The Moti Daman Fort was built by the Portuguese in 1559 and the ramparts house a large number of cannons with inscriptions. The entire area is receiving a facelift with many beautification projects going on. Some of the heritage buildings are being renovated and modern facilities like walkways and public places are being set up. The Portuguese fort ruins is something that one can walk around and enjoy for over a day. Within the fort is the famous Church of Bom Jesus, the Chapel of Our Lady of Rosary and the Church of Our Lady of Remedies. The Daman Municipal Council Building is the oldest building inside the fort with the municipal council established in 1581. It is claimed to be the oldest municipal council in Asia. The present day Municipal Council functions from this superbly preserved 440 year old building.

One of the major tourist attractions within the fort is the lighthouse, which one can climb up to see lovely views of the sea, the Nani Daman Fort and the Daman Ganga River. It was closed due to the pandemic. It is said that it is worth watching the sunset from this location. I had much more to see and I tore myself away from there. The new jetty and the modern walkway are popular with locals, especially in the evenings.

The Administrator’s residence is undergoing massive renovation and its opulence can be gauged from the high walls that have been put up to keep prying eyes off. In the meantime, the Administrator has occupied the designated house of the Collector! While walking around the Bom Jesus Church I met Akbar, a uniformed constable on guard duty. He spied the Kerala registration car and came over to talk to me. Hailing from Lakshadweep, he said that he is on rotational duty in Daman. He gave me his number saying that I could call him up for assistance in Daman or Lakshadweep.

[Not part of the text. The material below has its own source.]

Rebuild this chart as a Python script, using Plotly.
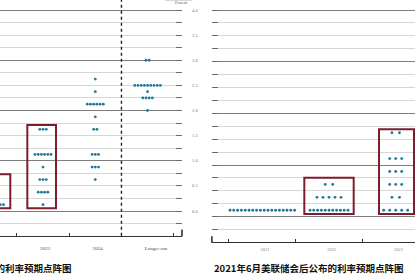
import plotly.graph_objects as go

# ---------------- data ----------------
# Left panel: later dot plot (cropped), categories incl. 2024 and longer run
left_categories = ["2021", "2022", "2023", "2024", "Longer run"]
left_2021_rates = [0.125]
left_2021_counts = [18]
left_2022_rates = [0.125, 0.375, 0.625]
left_2022_counts = [9, 6, 3]
left_2023_rates = [0.125, 0.375, 0.625, 0.875, 1.125, 1.625]
left_2023_counts = [1, 4, 3, 1, 6, 3]
left_2024_rates = [0.625, 0.875, 1.125, 1.625, 1.875, 2.125, 2.375, 2.625]
left_2024_counts = [1, 3, 3, 2, 1, 6, 1, 1]
left_lr_rates = [2.0, 2.25, 2.375, 2.5, 3.0]
left_lr_counts = [1, 4, 1, 9, 2]
left_title = "2021年9月美联储会后公布的利率预期点阵图"

# Right panel: June 2021 dot plot
right_categories = ["2021", "2022", "2023"]
right_2021_rates = [0.125]
right_2021_counts = [18]
right_2022_rates = [0.125, 0.375, 0.625]
right_2022_counts = [11, 5, 2]
right_2023_rates = [0.125, 0.375, 0.625, 0.875, 1.125, 1.625]
right_2023_counts = [5, 2, 3, 3, 3, 2]
right_title = "2021年6月美联储会后公布的利率预期点阵图"

y_tick_values = [0.0, 0.5, 1.0, 1.5, 2.0, 2.5, 3.0, 3.5, 4.0]
y_major_grid = [0, 1, 2, 3, 4]

# ---------------- geometry helpers ----------------
W, H = 415, 280
def pxx(p):
    return p / W
def pxy(p):
    return (H - p) / H

LEFT_PX_PER_CAT = 52.3
RIGHT_PX_PER_CAT = 66.7

def left_spacing(n):
    return 3.2

def right_spacing(n):
    if n <= 2:
        return 7.5
    if n <= 5:
        return 6.0
    return 3.8

def build_dots(columns, px_per_cat, spacing_fn):
    xs, ys = [], []
    for ci, (rates, counts) in enumerate(columns):
        for r, n in zip(rates, counts):
            sp = spacing_fn(n)
            for k in range(n):
                xs.append(ci + (k - (n - 1) / 2) * sp / px_per_cat)
                ys.append(r)
    return xs, ys

lx, ly = build_dots(
    [(left_2021_rates, left_2021_counts), (left_2022_rates, left_2022_counts),
     (left_2023_rates, left_2023_counts), (left_2024_rates, left_2024_counts),
     (left_lr_rates, left_lr_counts)],
    LEFT_PX_PER_CAT, left_spacing)
rx, ry = build_dots(
    [(right_2021_rates, right_2021_counts), (right_2022_rates, right_2022_counts),
     (right_2023_rates, right_2023_counts)],
    RIGHT_PX_PER_CAT, right_spacing)

DOT = "#1f7896"
BOX = "#7b1d2c"

# axis ranges from pixel geometry
l_x0 = 2 - 43 / LEFT_PX_PER_CAT
l_x1 = 2 + (182 - 43) / LEFT_PX_PER_CAT
r_x0 = 0 - (262.3 - 211.7) / RIGHT_PX_PER_CAT
r_x1 = 0 + (415 - 262.3) / RIGHT_PX_PER_CAT
l_unit = (211 - 10) / 4.0
r_unit = (216.7 - 10) / 4.0
l_yrange = [-(235.7 - 211) / l_unit, 4 + 5 / l_unit]
r_yrange = [-(242.3 - 216.7) / r_unit, 4 + 5 / r_unit]

fig = go.Figure()
# empty traces so the overlay axes (whole-number gridlines) exist
fig.add_trace(go.Scatter(x=[], y=[], xaxis="x", yaxis="y3", showlegend=False,
                         hoverinfo="skip"))
fig.add_trace(go.Scatter(x=[], y=[], xaxis="x2", yaxis="y4", showlegend=False,
                         hoverinfo="skip"))
fig.add_trace(go.Scatter(x=lx, y=ly, mode="markers", xaxis="x", yaxis="y",
                         marker=dict(size=2.8, color=DOT), hoverinfo="skip",
                         showlegend=False))
fig.add_trace(go.Scatter(x=rx, y=ry, mode="markers", xaxis="x2", yaxis="y2",
                         marker=dict(size=2.8, color=DOT), hoverinfo="skip",
                         showlegend=False))

left_label_pos = [i + (0.16 if c == "Longer run" else 0.04) for i, c in enumerate(left_categories)]
right_label_pos = [i + 0.04 for i in range(len(right_categories))]

grid_light = "#d6d6d6"
grid_dark = "#7d7d7d"
tick_col = "#6a6a6a"

common_y = dict(zeroline=False, showline=False, tickmode="array",
                tickvals=y_tick_values, ticktext=[f"{v:.1f}" for v in y_tick_values],
                ticks="inside", ticklen=6, tickwidth=1.2, tickcolor=tick_col,
                showgrid=True, gridcolor=grid_light, gridwidth=1,
                minor=dict(tickmode="linear", tick0=0, dtick=0.25, ticks="inside",
                           ticklen=6, tickwidth=1.2, tickcolor=tick_col,
                           showgrid=True, gridcolor=grid_light, gridwidth=1))
overlay_y = dict(tickmode="array", tickvals=y_major_grid, showticklabels=False,
                 ticks="", showgrid=True, gridcolor=grid_dark, gridwidth=1.2,
                 zeroline=False, showline=False)

fig.update_layout(
    width=W, height=H, margin=dict(l=0, r=0, t=0, b=0),
    paper_bgcolor="white", plot_bgcolor="white",
    xaxis=dict(domain=[0, pxx(182)], range=[l_x0, l_x1], anchor="y",
               showgrid=False, zeroline=False, showline=True, linecolor="#333",
               linewidth=1, tickmode="array", tickvals=left_label_pos,
               ticktext=left_categories, ticks="", ticklabelstandoff=7,
               tickfont=dict(family="Liberation Serif", size=5, color="#444"),
               minor=dict(tickmode="array", tickvals=[0.5, 1.5, 2.5, 3.5, 4.5],
                          ticks="inside", ticklen=3, tickwidth=1, tickcolor="#333",
                          showgrid=False)),
    yaxis=dict(domain=[pxy(235.7), pxy(5)], range=l_yrange,
               anchor="x", side="right", showticklabels=True,
               ticklabelstandoff=9,
               tickfont=dict(family="Liberation Serif", size=4.5, color="#777"),
               **common_y),
    yaxis3=dict(overlaying="y", anchor="x", side="right", range=l_yrange, **overlay_y),
    xaxis2=dict(domain=[pxx(211.7), 1], range=[r_x0, r_x1], anchor="y2",
                showgrid=False, zeroline=False, showline=True, linecolor="#333",
                linewidth=1, tickmode="array", tickvals=right_label_pos,
                ticktext=right_categories, ticks="", ticklabelstandoff=2,
                tickfont=dict(family="Liberation Serif", size=4.5, color="#888"),
                minor=dict(tickmode="array", tickvals=[-0.5, 0.5, 1.5, 2.5],
                           ticks="inside", ticklen=3, tickwidth=1, tickcolor="#333",
                           showgrid=False)),
    yaxis2=dict(domain=[pxy(242.3), pxy(5)], range=r_yrange,
                anchor="x2", side="left", showticklabels=False,
                **common_y),
    yaxis4=dict(overlaying="y2", anchor="x2", side="left", range=r_yrange, **overlay_y),
)

shapes = []
# dotted separator before longer run
shapes.append(dict(type="line", xref="x", yref="paper", x0=3.5, x1=3.5,
                   y0=pxy(235.7), y1=1.0,
                   line=dict(color="#222", width=1.4, dash="dot"), layer="above"))
# end ticks of the x axes
shapes.append(dict(type="line", xref="paper", yref="paper", x0=pxx(182), x1=pxx(182),
                   y0=pxy(236.2), y1=pxy(229.5), line=dict(color="#222", width=1.5)))
shapes.append(dict(type="line", xref="paper", yref="paper", x0=pxx(211.9), x1=pxx(211.9),
                   y0=pxy(242.8), y1=pxy(236.2), line=dict(color="#222", width=1.5)))
# highlight boxes
boxes = [("x", "y", 0.60, 1.375, 0.054, 0.73),
         ("x", "y", 1.70, 2.249, 0.054, 1.71),
         ("x2", "y2", 0.63, 1.37, 0.05, 0.754),
         ("x2", "y2", 1.75, 2.274, 0.05, 1.69)]
for xr, yr, x0, x1, y0, y1 in boxes:
    shapes.append(dict(type="rect", xref=xr, yref=yr, x0=x0, x1=x1, y0=y0, y1=y1,
                       line=dict(color=BOX, width=2), fillcolor="rgba(0,0,0,0)",
                       layer="above"))
# faint frame line above "Percent"
shapes.append(dict(type="line", xref="paper", yref="paper", x0=pxx(165), x1=pxx(192),
                   y0=pxy(0.5), y1=pxy(0.5), line=dict(color="#d8d8d8", width=1)))
fig.update_layout(shapes=shapes)

fig.add_annotation(x=pxx(181), y=pxy(2.6), xref="paper", yref="paper",
                   text="Percent", showarrow=False, xanchor="center", yanchor="middle",
                   font=dict(family="Liberation Serif", size=4, color="#555"))
fig.add_annotation(x=pxx(212.3), y=pxy(268.3), xref="paper", yref="paper",
                   text="<b>" + right_title + "</b>", showarrow=False,
                   xanchor="left", yanchor="middle",
                   font=dict(family="Noto Sans CJK SC", size=9.5, color="#111"))
fig.add_annotation(x=pxx(74), y=pxy(268.3), xref="paper", yref="paper",
                   text="<b>" + left_title + "</b>", showarrow=False,
                   xanchor="right", yanchor="middle",
                   font=dict(family="Noto Sans CJK SC", size=9.5, color="#111"))

fig.write_html("out.html")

Back in the room I had a couple of pegs of rum and coke before going to the restaurant for dinner. While I was waiting for my biriyani dinner to be served I had a chat with some of the young staff of the hotel. Most of them were in their first job, totally raw and untrained. I was even annoyed at one of them for being so very disrespectful of me as a customer. While I suppose they understood that what I was only doing so in their interest, the Manager, D’Souza, understood the gravity of the situation and came over for a chat. He said that they anticipated water shortage overnight due to some pipeline work. He gave orders to the staff to keep a couple of buckets of water in my room for my morning ablutions. Besides, he also asked the chef to pack me a bread omelette breakfast as the kitchen would not be open at 7 am, when I intended to leave from the Hotel.